Walter Cronkite est mort à son domicile de New York, vendredi 17 juillet, comme le relate le NYT. Avec lui c'est une conception du journalisme télévisé qui disparaît. Célèbre à travers les Etats-Unis, et même au-delà, pour avoir été le présentateur du journal du soir de CBS, du début des années 1960 jusqu'au début des années 1980, sa voix grave et son visage, qui rappelait celui de Walt Disney, en firent une vedette et un compagnon familier et rassurant de toute l'Amérique.
Walter Cronkite s'effaçait devant ce qui constituait pour lui l'essentiel, l'information, un exemple, qui, malheureusement, n'a guère fait d'adeptes. Du reste, lorsque Dan Rather lui succéda, en 1982, ce dernier prit la décision d'ouvrir son journal en lançant " Dan Rather reporting", donnant ainsi à penser que le news anchorman était lui-même la principale nouvelle, tendance socio-linguistique accablante, alors que Cronkite se contentait d'un humble Good evening, et terminait invariablement chaque journal par la formule rituelle, révélatrice de la primauté des faits : And that's the way it is, que l'on peut traduire par : Et c'est ainsi.
Respecté dans la profession et indépendant vis-à-vis du pouvoir politique, Walter Cronkite avait vraiment commencé sa carrière de journaliste avec United Press, comme correspondant sur le front, notamment en Belgique, pendant la seconde guerre mondiale. Remarqué par CBS, en 1943, il laissa l'état-major de cette même chaîne pantois en refusant un salaire plus important pour rester à United Press. Ce n'est qu'en 1950 qu'il accepta de rejoindre CBS, avec une aura plus grande encore. En 1973, dans le cadre d'une interview donnée à The Christian Science Monitor, il ré-affirma son attachement à une conception non théâtralisée de son métier en déclarant : "I feel no compulsion to be a pundit", c'est-à-dire je ne ressens aucune obligation d'être un pontife.
Bien qu'il n'ait jamais montré ni préférence ni choix à l'antenne, le 22 novembre 1963 l'Amérique sous le choc s'identifia à Walter Cronkite, qui, à 14h30 central time, retira ses lunettes en retenant ses larmes, comme le montre ce document, pour annoncer la mort de John Fitzgerald Kennedy, qu'il avait interrogé longuement pendant son journal, deux mois plus tôt.

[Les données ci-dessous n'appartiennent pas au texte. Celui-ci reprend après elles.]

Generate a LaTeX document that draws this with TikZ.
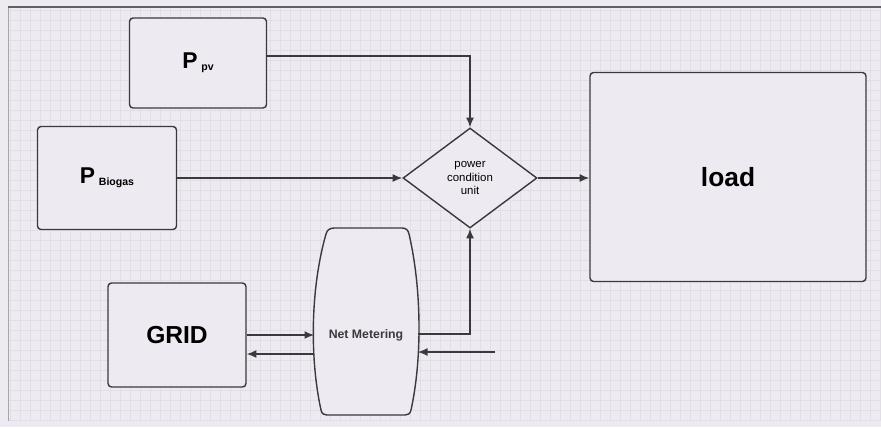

Cronkite était une référence tellement écoutée et si populaire que, lorsqu'il décida de conclure une émission consacrée au Vietnam, en 1968, en affirmant que la guerre était un échec et qu'il fallait envisager une paix négociée, Lyndon Johnson, qui était devant sa télévision, lâcha à ses conseillers : "If I've lost Cronkite, I've lost Middle America", si j'ai perdu Cronkite, j'ai perdu l'Américain moyen.
En 1977, ses entretiens avec Anouar-El-Sadat et Menachem Begin posèrent les bases de la visite du premier à Jérusalem et du futur accord de paix. Etranger aux honneurs du pouvoir et aux dîners-en-ville, Walter Cronkite privilégiait son métier et sa vie de famille, un noble choix, qui, non seulement, ne s'est pas répandu de côte à côte, mais n'a pas non plus traversé l'Atlantique.